The studentstats package represents a hypothetical software tool we are building to compute some basic statistics about student records, such as the average mark for a unit or the most recently enrolled students at the university who have completed a particular unit.
We would like to be able to use tools from the itertools library to implement these methods elegantly. To that end we will need to write an iterator over the list of students retrieved from the studentapi.
Implement a DoubleEndedIterator over the list of student records pulled from the student API.
Since calls to getPage() may fail with a QueryTimedOutException, your implementation should retry the connection in case it was just a momentary failure. A retry quota is given when constructing the iterator. If the API is still not reachable after exceeding the retry quota, you should raise an ApiUnreachableException.
The iterator should not simply load the entire list and then iterate over it, as if we need to access only a prefix or suffix of the list, this would be extremely inefficient.
Finally, we can use the StudentListIterator you have just implemented to write methods for computing some useful statistics. An example method to compute the average mark for a unit is already implemented for you. You are asked to implement the unitNewestStudents method.

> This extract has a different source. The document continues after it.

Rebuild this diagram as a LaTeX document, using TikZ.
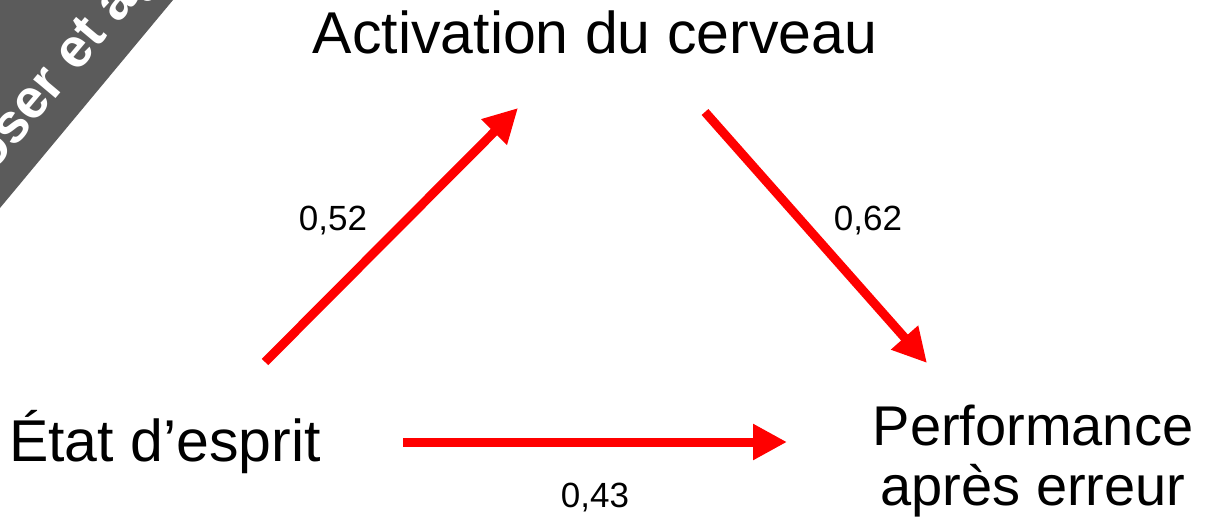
\documentclass[tikz,border=0pt]{standalone}
\usepackage{fontspec}
\setmainfont{Liberation Sans}
\usetikzlibrary{arrows.meta}
\definecolor{bandgray}{HTML}{5B5B5B}
\definecolor{arrred}{HTML}{FF0000}
\tikzset{
  label/.style={font=\fontsize{59}{60}\selectfont, inner sep=0pt, align=center},
  weight/.style={font=\fontsize{35}{40}\selectfont, inner sep=0pt},
  link/.style={draw=arrred, line width=9pt, -{Triangle[length=34pt,width=34pt]}},
}
\begin{document}
\begin{tikzpicture}[x=1pt,y=-1pt]
\useasboundingbox (0,0) rectangle (1220,527);
\begin{scope}
  \clip (0,0) rectangle (1220,527);
  \fill[bandgray] (0,0) -- (173,0) -- (0,208) -- cycle;
  \node[rotate=50, anchor=base west, inner sep=0pt, text=white,
        font=\fontsize{55}{60}\selectfont\bfseries] (band) at (-88,270) {Proposer et agir};
\end{scope}
\node[label, anchor=base] (act) at (595,53) {Activation du cerveau};
\node[label, anchor=base west] (etat) at (9,461) {État d’esprit};
\node[label, font=\fontsize{56}{60}\selectfont, anchor=base] (perf) at (1033,505) {Performance\\après erreur};
\coordinate (a1s) at (265,362);
\coordinate (a1e) at (518,108);
\coordinate (a2s) at (705,112);
\coordinate (a2e) at (927,363);
\coordinate (a3s) at (403,442);
\coordinate (a3e) at (787,442);
\draw[link] (a1s) -- (a1e);
\draw[link] (a2s) -- (a2e);
\draw[link] (a3s) -- (a3e);
\node[weight] (w1) at (333,221) {0,52};
\node[weight] (w2) at (868,221) {0,62};
\node[weight] (w3) at (595,498) {0,43};
\end{tikzpicture}
\end{document}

The unitNewestStudents method returns an iterator over the students who have taken a given unit, from newest to oldest. Student IDs are assigned in strictly increasing order as students enrol, and the student API lists student records in order from oldest to newest student ID.
You should implement this method using the tools you have written for the itertools package. You are permitted to write additional helper classes inside studentstats.java.
With all of the above tasks completed all the tests should pass. Be careful when running the tests to ensure you are running the unmodified tests and you have actually recompiled all your code. Double check the submission instructions to make sure your submission is in the right format. Read the marking rubric carefully.